### Given request:
Check each line for the string "this". Give only the count of lines that have it.

### Material shown:

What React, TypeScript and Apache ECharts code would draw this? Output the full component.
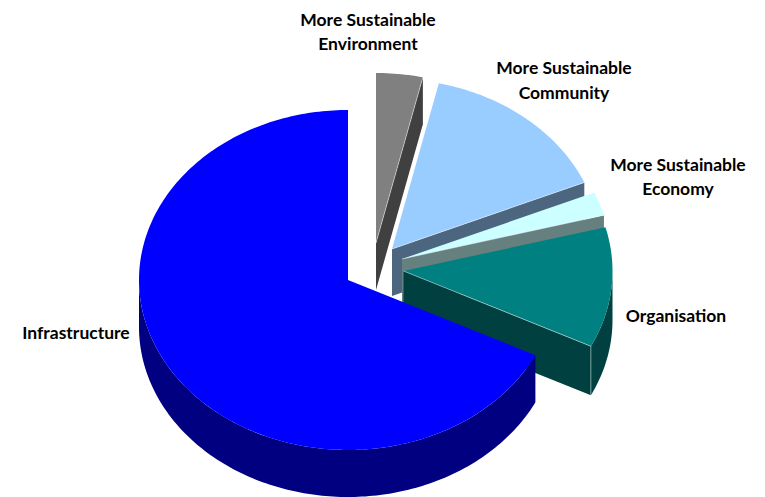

...

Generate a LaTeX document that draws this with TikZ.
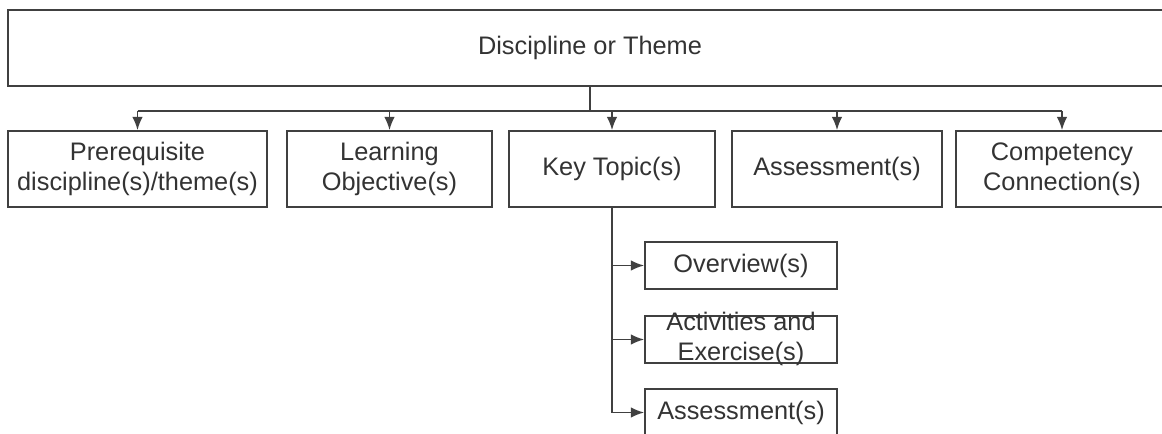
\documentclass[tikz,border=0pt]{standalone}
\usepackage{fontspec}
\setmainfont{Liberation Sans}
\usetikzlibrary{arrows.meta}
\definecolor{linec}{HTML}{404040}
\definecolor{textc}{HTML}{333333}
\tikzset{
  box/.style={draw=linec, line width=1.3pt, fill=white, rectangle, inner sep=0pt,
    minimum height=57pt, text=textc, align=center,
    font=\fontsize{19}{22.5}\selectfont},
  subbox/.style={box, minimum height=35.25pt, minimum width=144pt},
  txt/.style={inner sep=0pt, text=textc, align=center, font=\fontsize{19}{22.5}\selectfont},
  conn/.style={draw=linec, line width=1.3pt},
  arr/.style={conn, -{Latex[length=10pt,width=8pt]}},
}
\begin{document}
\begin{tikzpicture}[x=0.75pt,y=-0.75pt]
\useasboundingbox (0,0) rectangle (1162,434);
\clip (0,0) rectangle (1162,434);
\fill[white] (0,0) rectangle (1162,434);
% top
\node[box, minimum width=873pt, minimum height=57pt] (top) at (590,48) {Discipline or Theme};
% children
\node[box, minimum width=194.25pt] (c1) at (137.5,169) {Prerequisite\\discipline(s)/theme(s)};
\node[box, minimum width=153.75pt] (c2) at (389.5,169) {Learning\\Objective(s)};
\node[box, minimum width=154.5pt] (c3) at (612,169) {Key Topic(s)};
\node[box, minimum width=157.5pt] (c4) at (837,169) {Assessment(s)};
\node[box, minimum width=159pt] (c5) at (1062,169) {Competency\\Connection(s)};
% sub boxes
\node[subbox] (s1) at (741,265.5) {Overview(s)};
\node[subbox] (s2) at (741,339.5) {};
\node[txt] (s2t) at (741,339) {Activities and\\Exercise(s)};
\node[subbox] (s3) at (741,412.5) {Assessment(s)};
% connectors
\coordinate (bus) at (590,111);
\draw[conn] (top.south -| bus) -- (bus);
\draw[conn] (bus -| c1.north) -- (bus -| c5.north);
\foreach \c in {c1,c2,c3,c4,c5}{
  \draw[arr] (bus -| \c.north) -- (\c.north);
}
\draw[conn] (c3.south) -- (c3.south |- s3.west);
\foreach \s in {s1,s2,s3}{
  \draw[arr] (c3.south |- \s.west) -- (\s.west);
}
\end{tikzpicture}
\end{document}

### Correct response:
2